RECORDED DATA:
****************************************

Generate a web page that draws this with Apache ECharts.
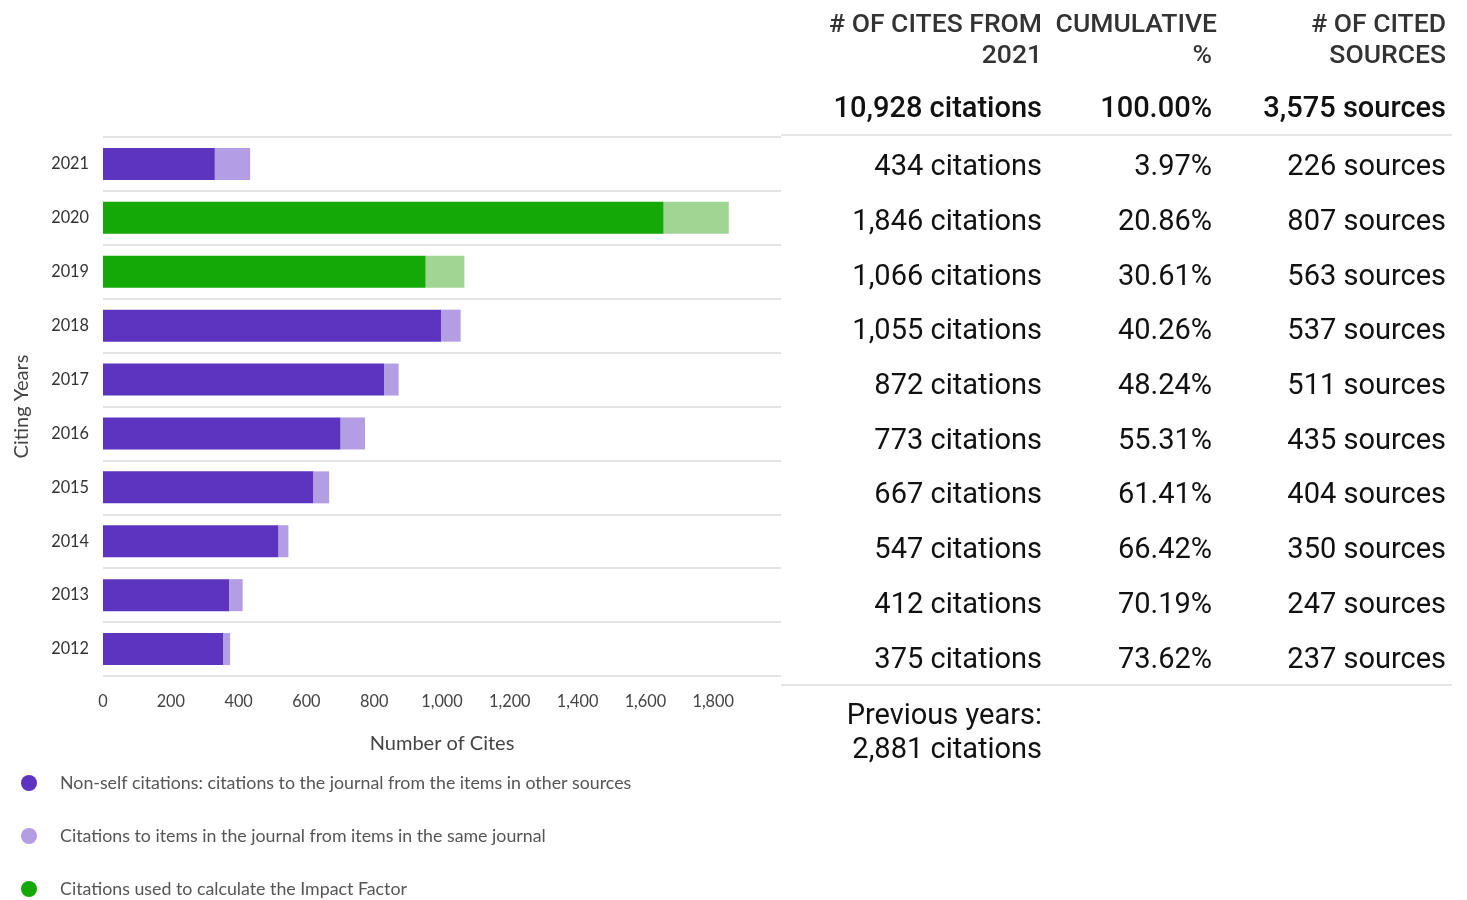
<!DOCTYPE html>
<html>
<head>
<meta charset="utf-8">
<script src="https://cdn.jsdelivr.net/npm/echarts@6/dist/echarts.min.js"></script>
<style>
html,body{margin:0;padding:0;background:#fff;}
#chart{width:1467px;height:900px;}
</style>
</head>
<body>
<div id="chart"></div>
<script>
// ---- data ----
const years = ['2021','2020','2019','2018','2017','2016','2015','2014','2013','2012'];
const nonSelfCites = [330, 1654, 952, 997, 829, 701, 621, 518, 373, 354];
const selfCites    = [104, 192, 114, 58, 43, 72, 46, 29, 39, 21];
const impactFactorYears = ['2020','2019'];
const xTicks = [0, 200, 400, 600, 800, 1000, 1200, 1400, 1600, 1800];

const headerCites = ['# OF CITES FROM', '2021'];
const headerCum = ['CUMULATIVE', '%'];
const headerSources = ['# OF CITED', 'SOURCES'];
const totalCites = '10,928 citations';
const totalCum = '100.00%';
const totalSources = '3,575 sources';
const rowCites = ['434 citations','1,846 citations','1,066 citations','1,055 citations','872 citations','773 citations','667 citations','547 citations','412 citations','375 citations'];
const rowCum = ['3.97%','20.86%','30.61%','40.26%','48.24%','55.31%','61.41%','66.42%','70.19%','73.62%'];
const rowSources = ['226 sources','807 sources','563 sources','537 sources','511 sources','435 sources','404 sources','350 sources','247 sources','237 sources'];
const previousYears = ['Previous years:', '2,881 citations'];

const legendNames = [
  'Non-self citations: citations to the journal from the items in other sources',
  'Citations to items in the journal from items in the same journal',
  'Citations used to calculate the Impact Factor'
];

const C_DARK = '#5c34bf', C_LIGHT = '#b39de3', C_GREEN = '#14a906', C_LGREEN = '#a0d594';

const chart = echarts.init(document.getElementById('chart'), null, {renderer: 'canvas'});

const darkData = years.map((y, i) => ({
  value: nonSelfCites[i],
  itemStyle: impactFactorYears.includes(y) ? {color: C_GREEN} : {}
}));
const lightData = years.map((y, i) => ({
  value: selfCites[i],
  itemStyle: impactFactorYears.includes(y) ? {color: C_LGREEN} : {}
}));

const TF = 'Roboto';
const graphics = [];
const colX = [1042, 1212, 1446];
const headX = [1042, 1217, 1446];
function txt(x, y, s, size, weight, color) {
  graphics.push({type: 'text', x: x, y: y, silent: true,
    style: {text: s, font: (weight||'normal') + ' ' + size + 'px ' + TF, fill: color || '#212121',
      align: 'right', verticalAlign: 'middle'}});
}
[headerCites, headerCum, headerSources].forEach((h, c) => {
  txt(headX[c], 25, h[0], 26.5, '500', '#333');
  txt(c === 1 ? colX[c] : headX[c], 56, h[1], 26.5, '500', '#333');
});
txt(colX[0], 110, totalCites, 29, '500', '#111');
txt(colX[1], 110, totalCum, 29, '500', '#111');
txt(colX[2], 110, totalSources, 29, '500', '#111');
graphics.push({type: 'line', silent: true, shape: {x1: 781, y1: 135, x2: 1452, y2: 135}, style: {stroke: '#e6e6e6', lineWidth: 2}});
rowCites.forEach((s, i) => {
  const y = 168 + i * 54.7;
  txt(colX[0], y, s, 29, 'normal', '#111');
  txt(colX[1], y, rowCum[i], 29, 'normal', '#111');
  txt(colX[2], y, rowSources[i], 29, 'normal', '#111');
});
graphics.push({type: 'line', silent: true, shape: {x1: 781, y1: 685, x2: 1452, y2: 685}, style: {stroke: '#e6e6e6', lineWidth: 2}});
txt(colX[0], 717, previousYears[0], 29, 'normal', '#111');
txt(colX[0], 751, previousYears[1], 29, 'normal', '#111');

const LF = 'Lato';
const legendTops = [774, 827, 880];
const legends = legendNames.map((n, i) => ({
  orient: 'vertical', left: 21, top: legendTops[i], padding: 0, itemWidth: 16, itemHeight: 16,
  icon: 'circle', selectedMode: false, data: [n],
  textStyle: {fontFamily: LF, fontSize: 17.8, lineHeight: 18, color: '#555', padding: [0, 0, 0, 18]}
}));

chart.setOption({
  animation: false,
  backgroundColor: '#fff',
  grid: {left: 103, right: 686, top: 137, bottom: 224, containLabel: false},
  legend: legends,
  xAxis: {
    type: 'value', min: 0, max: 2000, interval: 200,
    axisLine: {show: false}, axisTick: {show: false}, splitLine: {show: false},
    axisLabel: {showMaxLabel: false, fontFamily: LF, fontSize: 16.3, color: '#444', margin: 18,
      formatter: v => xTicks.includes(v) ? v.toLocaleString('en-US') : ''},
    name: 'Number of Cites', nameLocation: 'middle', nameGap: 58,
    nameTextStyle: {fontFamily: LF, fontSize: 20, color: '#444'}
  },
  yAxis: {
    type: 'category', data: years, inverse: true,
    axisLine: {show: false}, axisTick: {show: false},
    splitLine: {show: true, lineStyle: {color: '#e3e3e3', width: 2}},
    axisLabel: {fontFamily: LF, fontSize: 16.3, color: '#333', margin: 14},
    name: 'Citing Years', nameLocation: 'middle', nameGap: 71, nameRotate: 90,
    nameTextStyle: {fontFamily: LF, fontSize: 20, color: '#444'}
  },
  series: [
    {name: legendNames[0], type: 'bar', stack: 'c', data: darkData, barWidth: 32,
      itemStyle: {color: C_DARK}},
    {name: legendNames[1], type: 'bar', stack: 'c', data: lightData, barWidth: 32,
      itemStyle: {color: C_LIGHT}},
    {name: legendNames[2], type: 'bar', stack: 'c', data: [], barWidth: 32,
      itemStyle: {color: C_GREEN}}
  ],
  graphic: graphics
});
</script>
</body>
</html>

****************************************

WHAT THE TASK REQUIRES: The data above needs to be retyped exactly, with the images left out.

WRITTEN RESPONSE:
Generate a web page that draws this with Apache ECharts.
<!DOCTYPE html>
<html>
<head>
<meta charset="utf-8">
<script src="https://cdn.jsdelivr.net/npm/echarts@6/dist/echarts.min.js"></script>
<style>
html,body{margin:0;padding:0;background:#fff;}
#chart{width:1467px;height:900px;}
</style>
</head>
<body>
<div id="chart"></div>
<script>
// ---- data ----
const years = ['2021','2020','2019','2018','2017','2016','2015','2014','2013','2012'];
const nonSelfCites = [330, 1654, 952, 997, 829, 701, 621, 518, 373, 354];
const selfCites    = [104, 192, 114, 58, 43, 72, 46, 29, 39, 21];
const impactFactorYears = ['2020','2019'];
const xTicks = [0, 200, 400, 600, 800, 1000, 1200, 1400, 1600, 1800];

const headerCites = ['# OF CITES FROM', '2021'];
const headerCum = ['CUMULATIVE', '%'];
const headerSources = ['# OF CITED', 'SOURCES'];
const totalCites = '10,928 citations';
const totalCum = '100.00%';
const totalSources = '3,575 sources';
const rowCites = ['434 citations','1,846 citations','1,066 citations','1,055 citations','872 citations','773 citations','667 citations','547 citations','412 citations','375 citations'];
const rowCum = ['3.97%','20.86%','30.61%','40.26%','48.24%','55.31%','61.41%','66.42%','70.19%','73.62%'];
const rowSources = ['226 sources','807 sources','563 sources','537 sources','511 sources','435 sources','404 sources','350 sources','247 sources','237 sources'];
const previousYears = ['Previous years:', '2,881 citations'];

const legendNames = [
  'Non-self citations: citations to the journal from the items in other sources',
  'Citations to items in the journal from items in the same journal',
  'Citations used to calculate the Impact Factor'
];

const C_DARK = '#5c34bf', C_LIGHT = '#b39de3', C_GREEN = '#14a906', C_LGREEN = '#a0d594';

const chart = echarts.init(document.getElementById('chart'), null, {renderer: 'canvas'});

const darkData = years.map((y, i) => ({
  value: nonSelfCites[i],
  itemStyle: impactFactorYears.includes(y) ? {color: C_GREEN} : {}
}));
const lightData = years.map((y, i) => ({
  value: selfCites[i],
  itemStyle: impactFactorYears.includes(y) ? {color: C_LGREEN} : {}
}));

const TF = 'Roboto';
const graphics = [];
const colX = [1042, 1212, 1446];
const headX = [1042, 1217, 1446];
function txt(x, y, s, size, weight, color) {
  graphics.push({type: 'text', x: x, y: y, silent: true,
    style: {text: s, font: (weight||'normal') + ' ' + size + 'px ' + TF, fill: color || '#212121',
      align: 'right', verticalAlign: 'middle'}});
}
[headerCites, headerCum, headerSources].forEach((h, c) => {
  txt(headX[c], 25, h[0], 26.5, '500', '#333');
  txt(c === 1 ? colX[c] : headX[c], 56, h[1], 26.5, '500', '#333');
});
txt(colX[0], 110, totalCites, 29, '500', '#111');
txt(colX[1], 110, totalCum, 29, '500', '#111');
txt(colX[2], 110, totalSources, 29, '500', '#111');
graphics.push({type: 'line', silent: true, shape: {x1: 781, y1: 135, x2: 1452, y2: 135}, style: {stroke: '#e6e6e6', lineWidth: 2}});
rowCites.forEach((s, i) => {
  const y = 168 + i * 54.7;
  txt(colX[0], y, s, 29, 'normal', '#111');
  txt(colX[1], y, rowCum[i], 29, 'normal', '#111');
  txt(colX[2], y, rowSources[i], 29, 'normal', '#111');
});
graphics.push({type: 'line', silent: true, shape: {x1: 781, y1: 685, x2: 1452, y2: 685}, style: {stroke: '#e6e6e6', lineWidth: 2}});
txt(colX[0], 717, previousYears[0], 29, 'normal', '#111');
txt(colX[0], 751, previousYears[1], 29, 'normal', '#111');

const LF = 'Lato';
const legendTops = [774, 827, 880];
const legends = legendNames.map((n, i) => ({
  orient: 'vertical', left: 21, top: legendTops[i], padding: 0, itemWidth: 16, itemHeight: 16,
  icon: 'circle', selectedMode: false, data: [n],
  textStyle: {fontFamily: LF, fontSize: 17.8, lineHeight: 18, color: '#555', padding: [0, 0, 0, 18]}
}));

chart.setOption({
  animation: false,
  backgroundColor: '#fff',
  grid: {left: 103, right: 686, top: 137, bottom: 224, containLabel: false},
  legend: legends,
  xAxis: {
    type: 'value', min: 0, max: 2000, interval: 200,
    axisLine: {show: false}, axisTick: {show: false}, splitLine: {show: false},
    axisLabel: {showMaxLabel: false, fontFamily: LF, fontSize: 16.3, color: '#444', margin: 18,
      formatter: v => xTicks.includes(v) ? v.toLocaleString('en-US') : ''},
    name: 'Number of Cites', nameLocation: 'middle', nameGap: 58,
    nameTextStyle: {fontFamily: LF, fontSize: 20, color: '#444'}
  },
  yAxis: {
    type: 'category', data: years, inverse: true,
    axisLine: {show: false}, axisTick: {show: false},
    splitLine: {show: true, lineStyle: {color: '#e3e3e3', width: 2}},
    axisLabel: {fontFamily: LF, fontSize: 16.3, color: '#333', margin: 14},
    name: 'Citing Years', nameLocation: 'middle', nameGap: 71, nameRotate: 90,
    nameTextStyle: {fontFamily: LF, fontSize: 20, color: '#444'}
  },
  series: [
    {name: legendNames[0], type: 'bar', stack: 'c', data: darkData, barWidth: 32,
      itemStyle: {color: C_DARK}},
    {name: legendNames[1], type: 'bar', stack: 'c', data: lightData, barWidth: 32,
      itemStyle: {color: C_LIGHT}},
    {name: legendNames[2], type: 'bar', stack: 'c', data: [], barWidth: 32,
      itemStyle: {color: C_GREEN}}
  ],
  graphic: graphics
});
</script>
</body>
</html>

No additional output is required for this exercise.